BRISTOL was thrown onto the national stage on March 15 2021 when protesters against the draconian Police, Crime, Sentencing and Courts Bill were savagely attacked by police. The protesters responded by smashing a police station’s windows and burning a police van.

The people of Bristol were not dissuaded and sustained large turnouts on actions over the next week despite continued police aggression. More than 10,000 people showed themselves willing to put their bodies on the line and fight back against this Bill which, among other things, intensifies the persecution of the Gypsy, Roma and Traveller community, strips protesters of their right to protest and hobbles the right of unions to use picket lines.

After the impact of Colston’s statue going into the River Avon during the Black Lives Matter protests, even the most cynical on the left harboured some secret hopes that opposition to the Bill could build into something really interesting.

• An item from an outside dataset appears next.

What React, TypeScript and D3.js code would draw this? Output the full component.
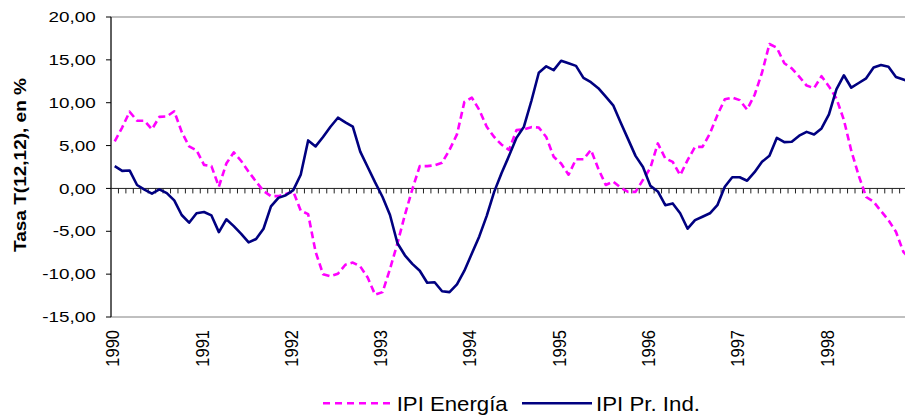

Even the liberal press felt obliged to condemn the police violence (although sadly not any of Bristol’s MPs or the mayor). It was evident the police were losing control of the narrative, first after they started lashing out at peaceful protesters and working journalists — and then after they were caught wildly overstating the severity of their injuries to the press. The chief constable of Avon and Somerset police even had to step down, likely due to his handling of the situation.

When the Bill passed its third reading a few weeks ago, however, all that could be mustered were a few hundred protesters who managed to block the motorway into Bristol. The question any socialist needs to ask themselves is: how did we drop the ball so badly?